TASK GOAL:
Copy nothing but the text: reproduce each line of the listing exactly and leave the pictures out.

COLLECTED MATERIAL:
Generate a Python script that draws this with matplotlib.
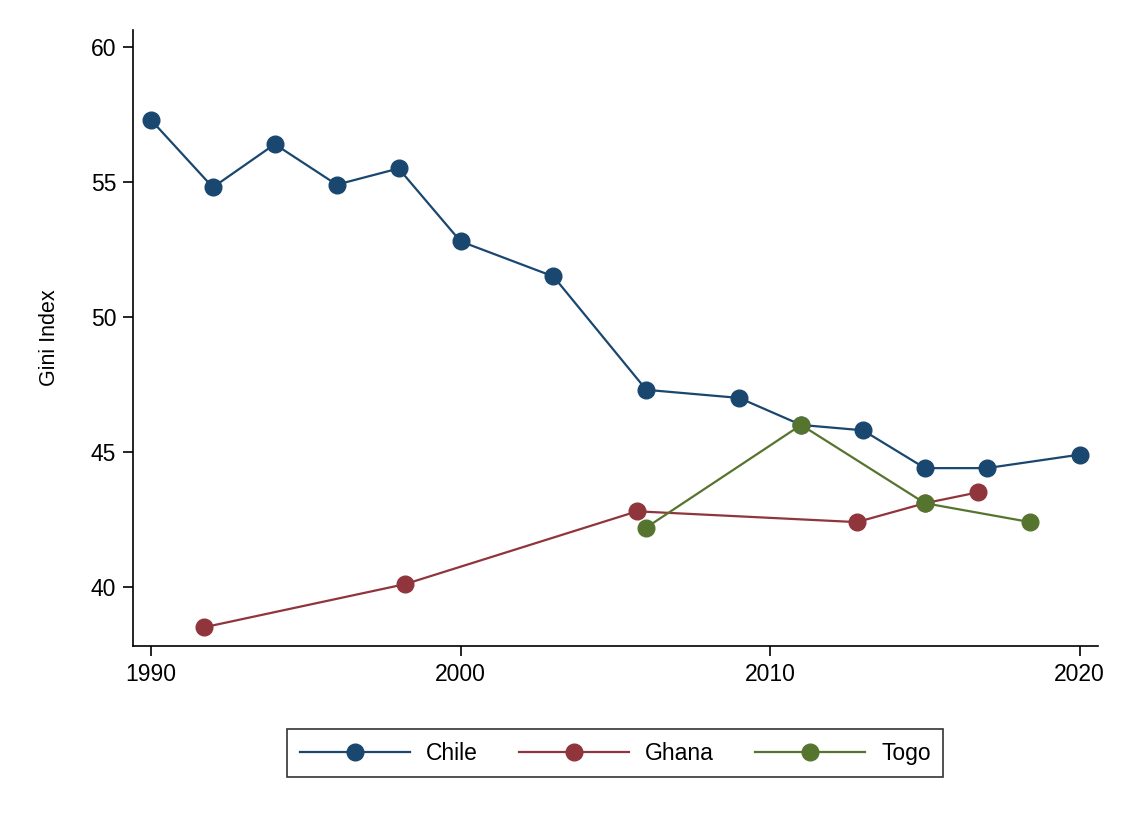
import matplotlib.pyplot as plt

plt.rcParams['font.family'] = ['Liberation Sans', 'DejaVu Sans']

# Gini index by survey year
chile_years = [1990, 1992, 1994, 1996, 1998, 2000, 2003, 2006, 2009, 2011, 2013, 2015, 2017, 2020]
chile_gini = [57.3, 54.8, 56.4, 54.9, 55.5, 52.8, 51.5, 47.3, 47.0, 46.0, 45.8, 44.4, 44.4, 44.9]

ghana_years = [1991.7, 1998.2, 2005.7, 2012.8, 2015.0, 2016.7]
ghana_gini = [38.5, 40.1, 42.8, 42.4, 43.1, 43.5]

togo_years = [2006, 2011, 2015, 2018.4]
togo_gini = [42.2, 46.0, 43.1, 42.4]

fig = plt.figure(figsize=(11.27, 8.19), dpi=100)
ax = fig.add_axes([0.118, 0.2112, 0.856, 0.7522])

style = dict(marker='o', markersize=12, linewidth=1.6)
ax.plot(chile_years, chile_gini, color='#1a476f', label='Chile', **style)
ax.plot(ghana_years, ghana_gini, color='#90353b', label='Ghana', **style)
ax.plot(togo_years, togo_gini, color='#55752f', label='Togo', **style)

ax.set_xlim(1989.42, 2020.58)
ax.set_ylim(37.81, 60.63)
ax.set_xticks([1990, 2000, 2010, 2020])
ax.set_yticks([40, 45, 50, 55, 60])
ax.tick_params(direction='out', length=7, width=1.2, labelsize=16.5, pad=5)
ax.spines['top'].set_visible(False)
ax.spines['right'].set_visible(False)
ax.spines['left'].set_linewidth(1.2)
ax.spines['bottom'].set_linewidth(1.2)
ax.set_ylabel('Gini Index', fontsize=15.5, labelpad=22)

leg = ax.legend(loc='center', bbox_to_anchor=(0.5, -0.174), ncol=3, fontsize=16.5,
                frameon=True, fancybox=False, edgecolor='black', handlelength=4.8,
                columnspacing=1.8, handletextpad=0.7, borderpad=0.55)
leg.get_frame().set_linewidth(1.2)

fig.savefig('out.png', dpi=100)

EXERCISE SOLUTION:
Generate a Python script that draws this with matplotlib.
import matplotlib.pyplot as plt

plt.rcParams['font.family'] = ['Liberation Sans', 'DejaVu Sans']

# Gini index by survey year
chile_years = [1990, 1992, 1994, 1996, 1998, 2000, 2003, 2006, 2009, 2011, 2013, 2015, 2017, 2020]
chile_gini = [57.3, 54.8, 56.4, 54.9, 55.5, 52.8, 51.5, 47.3, 47.0, 46.0, 45.8, 44.4, 44.4, 44.9]

ghana_years = [1991.7, 1998.2, 2005.7, 2012.8, 2015.0, 2016.7]
ghana_gini = [38.5, 40.1, 42.8, 42.4, 43.1, 43.5]

togo_years = [2006, 2011, 2015, 2018.4]
togo_gini = [42.2, 46.0, 43.1, 42.4]

fig = plt.figure(figsize=(11.27, 8.19), dpi=100)
ax = fig.add_axes([0.118, 0.2112, 0.856, 0.7522])

style = dict(marker='o', markersize=12, linewidth=1.6)
ax.plot(chile_years, chile_gini, color='#1a476f', label='Chile', **style)
ax.plot(ghana_years, ghana_gini, color='#90353b', label='Ghana', **style)
ax.plot(togo_years, togo_gini, color='#55752f', label='Togo', **style)

ax.set_xlim(1989.42, 2020.58)
ax.set_ylim(37.81, 60.63)
ax.set_xticks([1990, 2000, 2010, 2020])
ax.set_yticks([40, 45, 50, 55, 60])
ax.tick_params(direction='out', length=7, width=1.2, labelsize=16.5, pad=5)
ax.spines['top'].set_visible(False)
ax.spines['right'].set_visible(False)
ax.spines['left'].set_linewidth(1.2)
ax.spines['bottom'].set_linewidth(1.2)
ax.set_ylabel('Gini Index', fontsize=15.5, labelpad=22)

leg = ax.legend(loc='center', bbox_to_anchor=(0.5, -0.174), ncol=3, fontsize=16.5,
                frameon=True, fancybox=False, edgecolor='black', handlelength=4.8,
                columnspacing=1.8, handletextpad=0.7, borderpad=0.55)
leg.get_frame().set_linewidth(1.2)

fig.savefig('out.png', dpi=100)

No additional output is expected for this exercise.